We can back up to just after I installed the transmission, because nothing I've done since has changed anything. At that time, the clutch hydro system had not been opened. I simply popped the slave off the trans, and popped it back on later. The pedal was unaltered from when I took everything apart to reassembly. The only things I had changed were the flywheel, clutch, pressure plate and throw out bearing. I confirmed that the clutch fork is seated properly on the pivot in the transmission, and the little spring clip is engaged.
Since then I have replaced or confirmed proper operation for the pedal assy and the clutch hydro system.
So it seems like either a faulty part or user error when assembling the flywheel/clutch,pp.
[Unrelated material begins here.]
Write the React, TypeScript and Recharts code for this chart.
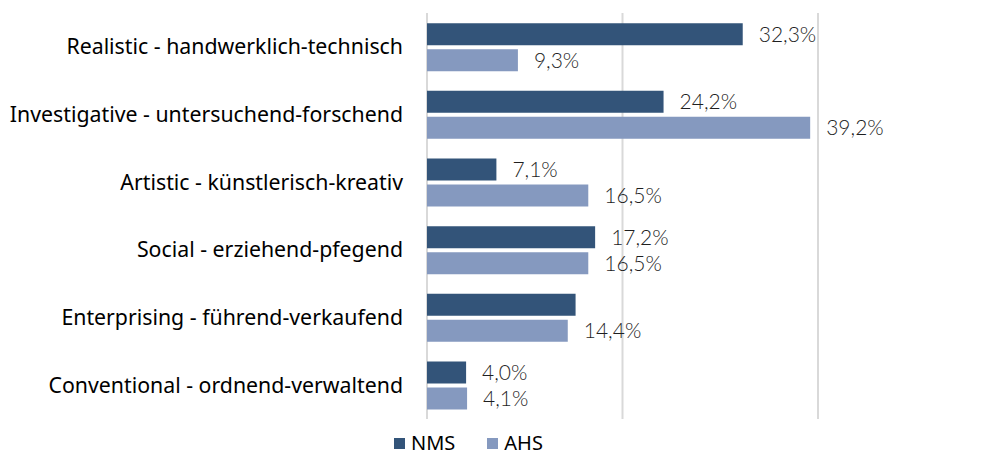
import { BarChart, Bar, XAxis, YAxis, CartesianGrid, LabelList } from 'recharts'

const categories = [
  'Realistic - handwerklich-technisch',
  'Investigative - untersuchend-forschend',
  'Artistic - künstlerisch-kreativ',
  'Social - erziehend-pfegend',
  'Enterprising - führend-verkaufend',
  'Conventional - ordnend-verwaltend',
]
const nms = [32.3, 24.2, 7.1, 17.2, 15.2, 4.0]
const ahs = [9.3, 39.2, 16.5, 16.5, 14.4, 4.1]
// the source shows no label on the NMS "Enterprising" bar
const nmsShowLabel = [true, true, true, true, false, true]
const xTicks = [0, 20, 40]

const data = categories.map((name, i) => ({
  name,
  nms: nms[i],
  ahs: ahs[i],
  nmsLabel: nmsShowLabel[i] ? nms[i] : null,
}))

const FONT = '"Noto Sans", "Open Sans", sans-serif'
const VALUE_FONT = 'Lato, "Noto Sans", sans-serif'
const NMS_COLOR = '#335479'
const AHS_COLOR = '#8599bf'
const fmt = (v: any) => (v == null ? '' : `${Number(v).toFixed(1).replace('.', ',')}%`)

const labelStyle = { fill: '#1f1f1f', fontSize: 21, fontFamily: VALUE_FONT, fontWeight: 300 }

function ChartLegend() {
  const items = [
    { label: 'NMS', color: NMS_COLOR },
    { label: 'AHS', color: AHS_COLOR },
  ]
  return (
    <div
      style={{
        position: 'absolute',
        left: 394,
        top: 430,
        display: 'flex',
        gap: 32,
        fontFamily: FONT,
        fontSize: 20,
        lineHeight: '26px',
        color: '#000',
      }}
    >
      {items.map(it => (
        <div key={it.label} style={{ display: 'flex', alignItems: 'center', gap: 6 }}>
          <span style={{ width: 11, height: 11, background: it.color, display: 'inline-block' }} />
          <span>{it.label}</span>
        </div>
      ))}
    </div>
  )
}

export default function App() {
  return (
    <div style={{ position: 'absolute', left: 0, top: 0, width: 1004, height: 456, background: '#fff' }}>
      <BarChart
        width={1004}
        height={456}
        data={data}
        layout="vertical"
        margin={{ top: 13, right: 186, bottom: 37, left: 0 }}
        barCategoryGap="15%"
        barGap={4}
      >
        <CartesianGrid
          horizontal={false}
          stroke="#d9d9d9"
          strokeWidth={2}
          verticalCoordinatesGenerator={({ offset }: any) =>
            xTicks.map(t => offset.left + (t / 40) * offset.width)
          }
        />
        <XAxis
          type="number"
          domain={[0, 40]}
          ticks={xTicks}
          tick={false}
          tickLine={false}
          axisLine={false}
          height={0}
        />
        <YAxis
          type="category"
          dataKey="name"
          width={427}
          tickLine={false}
          axisLine={false}
          tickMargin={18}
          interval={0}
          tick={{ fill: '#000', fontSize: 21.3, fontFamily: FONT }}
        />
        <Bar dataKey="nms" name="NMS" fill={NMS_COLOR} isAnimationActive={false}>
          <LabelList dataKey="nmsLabel" position="right" offset={16} formatter={fmt} style={labelStyle} />
        </Bar>
        <Bar dataKey="ahs" name="AHS" fill={AHS_COLOR} isAnimationActive={false}>
          <LabelList dataKey="ahs" position="right" offset={16} formatter={fmt} style={labelStyle} />
        </Bar>
      </BarChart>
      <ChartLegend />
    </div>
  )
}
Luk has a tech support line, I'll try giving them a call sometime tomorrow.
I just don't understand how the clutch was working so well with the throw out bearing on backwards, and the clutch fork engaging the pressure plate fingers. Then I "fix" it and it doesn't work. Story of my life, LOL
What does it look like when you have a helper push the clutch pedal while you're watching everything with the inspection cover removed? Does it look like the slave cylinder is not getting enough motion through the pushrod, or does it look like the clutch fork and pivot are doing a bad job of translating that motion to create separation between the clutch, flywheel, and pressure plate? Something else?
Farmert said that the spacer was likely used with the DMF, and not needed with the SMF. I placed it back in the same location as it was removed, on the transmission side of the flywheel.
I don't have a helper to help me with the clutch for a day or two. I did watch the system in motion as someone pushed the clutch. Everything seemed to work ok. I didn't think the measure the actual throw of the fork at this time. The truck didn't have the transfer case in yet, so I wasn't aware of the issue at that time.